12.1 The Regular Expression for sentence-end

The symbol sentence-end is bound to the pattern that marks the end of a sentence. What should this regular expression be?

Clearly, a sentence may be ended by a period, a question mark, or an exclamation mark. Indeed, in English, only clauses that end with one of those three characters should be considered the end of a sentence. This means that the pattern should include the character set:

     [.?!]

However, we do not want forward-sentence merely to jump to a period, a question mark, or an exclamation mark, because such a character might be used in the middle of a sentence. A period, for example, is used after abbreviations.

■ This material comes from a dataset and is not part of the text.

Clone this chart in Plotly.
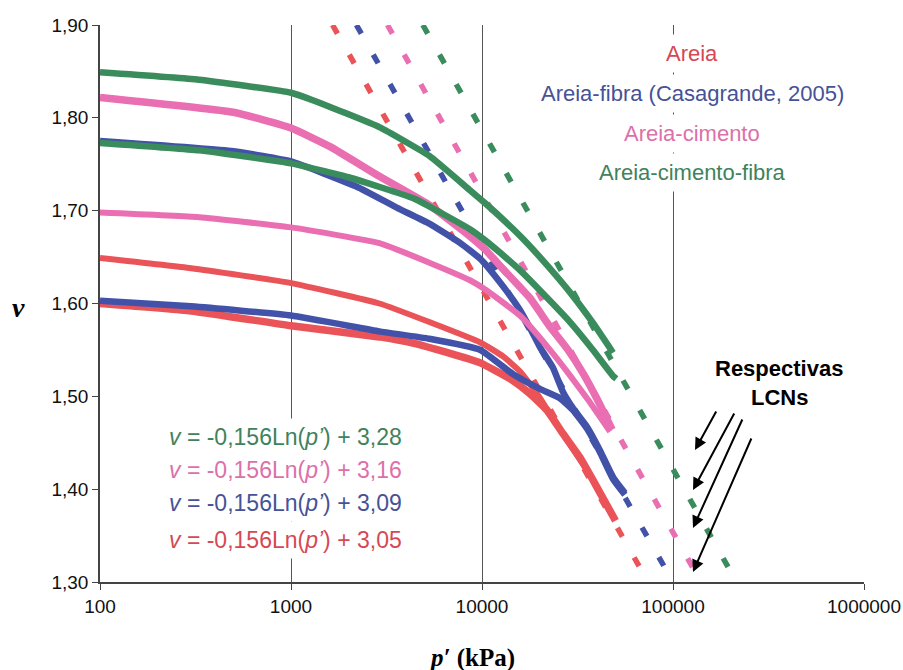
import plotly.graph_objects as go

# ---------------- data ----------------
# Areia (sand) - two tests
areia_a_p = [100, 300, 1000, 2900, 5300, 9800, 12900, 15800, 19400, 25600, 36800, 48000]
areia_a_v = [1.649, 1.638, 1.622, 1.600, 1.580, 1.558, 1.543, 1.527, 1.503, 1.464, 1.415, 1.372]
areia_b_p = [100, 300, 1000, 2900, 4400, 6600, 9800, 14500, 17800, 21900, 26500, 32600, 40000, 50000]
areia_b_v = [1.600, 1.592, 1.576, 1.564, 1.557, 1.547, 1.536, 1.517, 1.503, 1.485, 1.460, 1.434, 1.402, 1.366]

# Areia-fibra (Casagrande, 2005)
fibra_a_p = [100, 500, 1000, 2200, 3600, 5300, 7700, 9800, 12500, 15800, 18000, 20100, 23500, 26500,
             30000, 35500, 41400, 48500, 56000]
fibra_a_v = [1.775, 1.764, 1.753, 1.726, 1.703, 1.686, 1.665, 1.648, 1.622, 1.593, 1.572, 1.553, 1.531, 1.505,
             1.487, 1.467, 1.442, 1.413, 1.396]
fibra_b_p = [100, 300, 1000, 2900, 5300, 9800, 14500, 20100, 25600, 30000, 35500, 41400, 48500, 56000]
fibra_b_v = [1.603, 1.597, 1.587, 1.570, 1.562, 1.550, 1.524, 1.508, 1.498, 1.485, 1.465, 1.440, 1.411, 1.394]

# Areia-cimento
cimento_a_p = [100, 500, 1000, 1600, 2900, 5300, 8000, 10400, 12900, 17800, 22700, 28200, 34000, 40300, 48000]
cimento_a_v = [1.822, 1.806, 1.789, 1.769, 1.737, 1.706, 1.678, 1.658, 1.637, 1.606, 1.575, 1.550, 1.524, 1.496, 1.464]
cimento_b_p = [100, 330, 1000, 2900, 5300, 8650, 10400, 15800, 22700, 29000, 36000, 46800]
cimento_b_v = [1.698, 1.693, 1.682, 1.665, 1.644, 1.625, 1.615, 1.587, 1.550, 1.522, 1.496, 1.462]

# Areia-cimento-fibra
cf_a_p = [100, 330, 1000, 1300, 2900, 5300, 8650, 10400, 15800, 20100, 28900, 38100, 48500]
cf_a_v = [1.849, 1.841, 1.827, 1.819, 1.790, 1.759, 1.722, 1.708, 1.673, 1.650, 1.612, 1.579, 1.547]
cf_b_p = [100, 330, 1000, 2000, 4400, 8650, 10400, 12900, 15800, 20800, 28900, 38100, 48500, 50500]
cf_b_v = [1.773, 1.765, 1.751, 1.736, 1.713, 1.680, 1.668, 1.652, 1.636, 1.611, 1.580, 1.550, 1.522, 1.519]

# LCN lines as drawn in the picture: p' at v = 1.90 and at v = 1.30
lcn_v = [1.90, 1.30]
lcn_areia_p = [1650, 74000]
lcn_fibra_p = [2200, 100000]
lcn_cimento_p = [3200, 140000]
lcn_cf_p = [4900, 215000]

# labels
legend_labels = ["Areia", "Areia-fibra (Casagrande, 2005)", "Areia-cimento", "Areia-cimento-fibra"]
equation_labels = [
    "<i>v</i> = -0,156Ln(<i>p’</i>) + 3,28",
    "<i>v</i> = -0,156Ln(<i>p’</i>) + 3,16",
    "<i>v</i> = -0,156Ln(<i>p’</i>) + 3,09",
    "<i>v</i> = -0,156Ln(<i>p’</i>) + 3,05",
]
x_tickvals = [100, 1000, 10000, 100000, 1000000]
x_ticktext = ["100", "1000", "10000", "100000", "1000000"]
y_tickvals = [1.30, 1.40, 1.50, 1.60, 1.70, 1.80, 1.90]
y_ticktext = ["1,30", "1,40", "1,50", "1,60", "1,70", "1,80", "1,90"]

# ---------------- style ----------------
RED = "rgb(234,84,88)"
BLUE = "rgb(66,82,168)"
PINK = "rgb(233,110,178)"
GREEN = "rgb(58,140,92)"
TXT_RED = "rgb(214,72,84)"
TXT_BLUE = "rgb(70,82,150)"
TXT_PINK = "rgb(220,112,170)"
TXT_GREEN = "rgb(64,130,92)"

fig = go.Figure()

# dashed LCN lines
for p, col in [(lcn_areia_p, RED), (lcn_fibra_p, BLUE), (lcn_cimento_p, PINK), (lcn_cf_p, GREEN)]:
    fig.add_trace(go.Scatter(x=p, y=lcn_v, mode="lines",
                             line=dict(color=col, width=5.5, dash="10px,24px"),
                             hoverinfo="skip", showlegend=False))

# measured curves
curves = [
    (areia_a_p, areia_a_v, RED, 6),
    (areia_b_p, areia_b_v, RED, 7.5),
    (fibra_b_p, fibra_b_v, BLUE, 6.5),
    (fibra_a_p, fibra_a_v, BLUE, 6.5),
    (cimento_b_p, cimento_b_v, PINK, 6),
    (cimento_a_p, cimento_a_v, PINK, 7.5),
    (cf_b_p, cf_b_v, GREEN, 6.5),
    (cf_a_p, cf_a_v, GREEN, 6.5),
]
for p, v, col, w in curves:
    fig.add_trace(go.Scatter(x=p, y=v, mode="lines",
                             line=dict(color=col, width=w, shape="spline", smoothing=0.4),
                             hoverinfo="skip", showlegend=False))

# plot area: x 100..864 px, y 25..582 px
L, R, T, B = 100, 39, 25, 88
PW, PH = 903 - L - R, 670 - T - B


def px(xp):
    return (xp - L) / PW


def py(yp):
    return (670 - B - yp) / PH


ann = []
# legend texts
for lab, col, yp in zip(legend_labels, [TXT_RED, TXT_BLUE, TXT_PINK, TXT_GREEN], [53, 93, 133, 172]):
    ann.append(dict(xref="paper", yref="paper", x=px(692), y=py(yp), text=lab, showarrow=False,
                    xanchor="center", yanchor="middle", bgcolor="white", borderpad=6,
                    font=dict(family="Liberation Sans, Arial", size=22, color=col)))
# equation texts
for lab, col, yp in zip(equation_labels, [TXT_GREEN, TXT_PINK, TXT_BLUE, TXT_RED], [437, 470, 503, 540]):
    ann.append(dict(xref="paper", yref="paper", x=px(285), y=py(yp), text=lab, showarrow=False,
                    xanchor="center", yanchor="middle", bgcolor="white", borderpad=5,
                    font=dict(family="Liberation Sans, Arial", size=23, color=col)))
# Respectivas LCNs
for lab, yp in [("Respectivas", 368), ("LCNs", 397)]:
    ann.append(dict(xref="paper", yref="paper", x=px(779), y=py(yp), text="<b>" + lab + "</b>",
                    showarrow=False, xanchor="center", yanchor="middle",
                    font=dict(family="Liberation Sans, Arial", size=22, color="black")))
# arrows (head, tail offset)
for hx, hy, ax, ay in [(695, 450, 22, -40), (693, 490, 42, -78), (693, 528, 50, -110), (693, 572, 59, -135)]:
    ann.append(dict(xref="paper", yref="paper", x=px(hx), y=py(hy), ax=ax, ay=ay, text="",
                    showarrow=True, arrowhead=2, arrowsize=1.2, arrowwidth=2, arrowcolor="black"))
# axis titles
ann.append(dict(xref="paper", yref="paper", x=px(18), y=py(307), text="<b><i>v</i></b>", showarrow=False,
                xanchor="center", yanchor="middle",
                font=dict(family="Liberation Serif, Times New Roman", size=28, color="black")))
ann.append(dict(xref="paper", yref="paper", x=px(472), y=py(658), text="<b><i>p′</i> (kPa)</b>",
                showarrow=False, xanchor="center", yanchor="middle",
                font=dict(family="Liberation Serif, Times New Roman", size=25, color="black")))

fig.update_layout(
    width=903, height=670,
    margin=dict(l=L, r=R, t=T, b=B, autoexpand=False),
    paper_bgcolor="white", plot_bgcolor="white",
    showlegend=False,
    annotations=ann,
    xaxis=dict(type="log", range=[2, 6], tickvals=x_tickvals, ticktext=x_ticktext,
               showgrid=True, gridcolor="#555555", gridwidth=1, automargin=False,
               showline=True, linecolor="#444444", linewidth=1.5,
               ticks="outside", ticklen=6, tickcolor="#444444",
               tickfont=dict(family="Liberation Sans, Arial", size=19, color="#111111"),
               zeroline=False),
    yaxis=dict(range=[1.30, 1.90], tickvals=y_tickvals, ticktext=y_ticktext, automargin=False,
               showgrid=False, showline=True, linecolor="#444444", linewidth=1.5,
               ticks="outside", ticklen=6, tickcolor="#444444",
               tickfont=dict(family="Liberation Sans, Arial", size=19, color="#111111"),
               zeroline=False),
)

fig.write_html("out.html")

So other information is needed.

According to convention, you type two spaces after every sentence, but only one space after a period, a question mark, or an exclamation mark in the body of a sentence. So a period, a question mark, or an exclamation mark followed by two spaces is a good indicator of an end of sentence. However, in a file, the two spaces may instead be a tab or the end of a line. This means that the regular expression should include these three items as alternatives.

This group of alternatives will look like this:

     \\($\\| \\|  \\)
            ^   ^^
           TAB  SPC

Here, ‘$’ indicates the end of the line, and I have pointed out where the tab and two spaces are inserted in the expression. Both are inserted by putting the actual characters into the expression.

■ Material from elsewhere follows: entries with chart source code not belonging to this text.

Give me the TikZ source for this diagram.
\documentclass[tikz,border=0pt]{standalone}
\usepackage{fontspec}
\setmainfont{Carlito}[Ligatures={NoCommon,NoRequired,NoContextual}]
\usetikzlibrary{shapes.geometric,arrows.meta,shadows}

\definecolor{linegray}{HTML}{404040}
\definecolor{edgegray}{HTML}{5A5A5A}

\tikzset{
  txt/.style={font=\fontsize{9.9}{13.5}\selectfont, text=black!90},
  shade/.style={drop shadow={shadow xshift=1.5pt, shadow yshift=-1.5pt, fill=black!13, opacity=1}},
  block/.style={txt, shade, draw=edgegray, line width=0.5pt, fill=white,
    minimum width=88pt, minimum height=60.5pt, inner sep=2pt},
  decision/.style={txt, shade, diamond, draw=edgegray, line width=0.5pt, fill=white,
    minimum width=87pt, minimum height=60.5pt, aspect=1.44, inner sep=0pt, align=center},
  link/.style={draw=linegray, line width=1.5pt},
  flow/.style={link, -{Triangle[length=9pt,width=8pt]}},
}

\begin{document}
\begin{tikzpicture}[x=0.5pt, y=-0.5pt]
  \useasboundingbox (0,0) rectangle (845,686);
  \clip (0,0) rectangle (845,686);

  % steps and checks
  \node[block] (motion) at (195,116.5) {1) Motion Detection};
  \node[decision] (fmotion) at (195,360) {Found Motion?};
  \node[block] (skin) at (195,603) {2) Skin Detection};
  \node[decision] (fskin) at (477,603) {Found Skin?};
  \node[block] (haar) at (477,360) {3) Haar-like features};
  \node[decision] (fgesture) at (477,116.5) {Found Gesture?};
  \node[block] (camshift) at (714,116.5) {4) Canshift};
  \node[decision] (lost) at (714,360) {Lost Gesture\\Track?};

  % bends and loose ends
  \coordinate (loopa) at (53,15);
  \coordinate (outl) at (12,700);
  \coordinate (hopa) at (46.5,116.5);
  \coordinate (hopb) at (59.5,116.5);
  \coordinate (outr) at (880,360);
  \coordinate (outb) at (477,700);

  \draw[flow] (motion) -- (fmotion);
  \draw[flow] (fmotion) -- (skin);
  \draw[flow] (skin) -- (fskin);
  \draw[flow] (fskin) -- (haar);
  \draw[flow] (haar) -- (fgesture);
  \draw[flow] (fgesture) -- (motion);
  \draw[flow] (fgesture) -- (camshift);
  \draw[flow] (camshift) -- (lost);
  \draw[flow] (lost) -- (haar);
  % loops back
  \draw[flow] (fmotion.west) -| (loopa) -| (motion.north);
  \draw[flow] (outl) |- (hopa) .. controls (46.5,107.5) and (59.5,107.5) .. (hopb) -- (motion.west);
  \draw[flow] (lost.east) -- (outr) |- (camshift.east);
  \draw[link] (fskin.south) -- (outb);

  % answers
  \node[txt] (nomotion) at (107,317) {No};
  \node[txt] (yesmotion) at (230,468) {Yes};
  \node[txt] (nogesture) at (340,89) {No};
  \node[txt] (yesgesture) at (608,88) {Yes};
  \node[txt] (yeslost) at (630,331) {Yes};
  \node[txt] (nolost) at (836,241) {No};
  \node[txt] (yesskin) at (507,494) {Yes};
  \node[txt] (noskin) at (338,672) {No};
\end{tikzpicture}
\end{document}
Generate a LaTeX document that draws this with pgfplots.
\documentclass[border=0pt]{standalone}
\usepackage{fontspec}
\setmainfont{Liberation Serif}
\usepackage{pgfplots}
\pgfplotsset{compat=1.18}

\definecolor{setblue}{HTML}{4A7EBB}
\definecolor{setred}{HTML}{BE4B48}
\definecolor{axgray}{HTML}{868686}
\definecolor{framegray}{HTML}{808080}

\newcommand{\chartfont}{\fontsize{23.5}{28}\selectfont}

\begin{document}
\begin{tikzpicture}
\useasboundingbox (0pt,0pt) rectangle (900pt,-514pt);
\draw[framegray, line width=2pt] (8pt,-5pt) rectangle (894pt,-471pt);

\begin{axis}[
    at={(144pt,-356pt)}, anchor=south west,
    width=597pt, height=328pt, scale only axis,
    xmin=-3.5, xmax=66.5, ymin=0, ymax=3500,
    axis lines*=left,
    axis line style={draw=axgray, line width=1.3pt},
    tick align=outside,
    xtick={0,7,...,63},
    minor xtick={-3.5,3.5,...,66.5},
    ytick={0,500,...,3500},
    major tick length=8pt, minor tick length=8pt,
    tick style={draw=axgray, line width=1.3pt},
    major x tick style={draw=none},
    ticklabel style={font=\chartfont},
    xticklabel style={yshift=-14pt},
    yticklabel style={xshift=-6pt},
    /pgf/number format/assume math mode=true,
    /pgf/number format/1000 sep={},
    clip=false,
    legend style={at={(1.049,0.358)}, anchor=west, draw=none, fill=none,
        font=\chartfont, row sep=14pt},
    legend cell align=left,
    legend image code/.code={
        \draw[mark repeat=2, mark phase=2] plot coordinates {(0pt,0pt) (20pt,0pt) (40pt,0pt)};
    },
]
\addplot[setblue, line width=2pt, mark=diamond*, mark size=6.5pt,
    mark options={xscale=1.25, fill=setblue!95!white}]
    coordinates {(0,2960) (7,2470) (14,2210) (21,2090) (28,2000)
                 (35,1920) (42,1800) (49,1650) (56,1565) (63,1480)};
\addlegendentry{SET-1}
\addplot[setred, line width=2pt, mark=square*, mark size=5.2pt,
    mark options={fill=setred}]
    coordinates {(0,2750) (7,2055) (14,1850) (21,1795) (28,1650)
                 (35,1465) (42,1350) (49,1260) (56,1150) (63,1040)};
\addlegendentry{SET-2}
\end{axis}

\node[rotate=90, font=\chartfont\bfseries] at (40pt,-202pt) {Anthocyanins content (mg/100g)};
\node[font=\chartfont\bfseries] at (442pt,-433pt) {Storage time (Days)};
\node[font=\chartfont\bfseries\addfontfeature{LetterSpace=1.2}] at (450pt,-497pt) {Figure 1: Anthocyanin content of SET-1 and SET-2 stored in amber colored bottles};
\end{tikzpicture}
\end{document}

Two backslashes, ‘\\’, are required before the parentheses and vertical bars: the first backslash quotes the following backslash in Emacs; and the second indicates that the following character, the parenthesis or the vertical bar, is special.

Also, a sentence may be followed by one or more carriage returns, like this:

     [
     ]*

Like tabs and spaces, a carriage return is inserted into a regular expression by inserting it literally. The asterisk indicates that the <RET> is repeated zero or more times.

But a sentence end does not consist only of a period, a question mark or an exclamation mark followed by appropriate space: a closing quotation mark or a closing brace of some kind may precede the space. Indeed more than one such mark or brace may precede the space. These require a expression that looks like this:

     []\"')}]*

In this expression, the first ‘]’ is the first character in the expression; the second character is ‘"’, which is preceded by a ‘\’ to tell Emacs the ‘"’ is not special. The last three characters are ‘'’, ‘)’, and ‘}’.

All this suggests what the regular expression pattern for matching the end of a sentence should be; and, indeed, if we evaluate sentence-end we find that it returns the following value:

     sentence-end
          ⇒ "[.?!][]\"')}]*\\($\\|     \\|  \\)[
     ]*"

(Well, not in GNU Emacs 22; that is because of an effort to make the process simpler and to handle more glyphs and languages. When the value of sentence-end is nil, then use the value defined by the function sentence-end. (Here is a use of the difference between a value and a function in Emacs Lisp.) The function returns a value constructed from the variables sentence-end-base, sentence-end-double-space, sentence-end-without-period, and sentence-end-without-space. The critical variable is sentence-end-base; its global value is similar to the one described above but it also contains two additional quotation marks. These have differing degrees of curliness. The sentence-end-without-period variable, when true, tells Emacs that a sentence may end without a period, such as text in Thai.)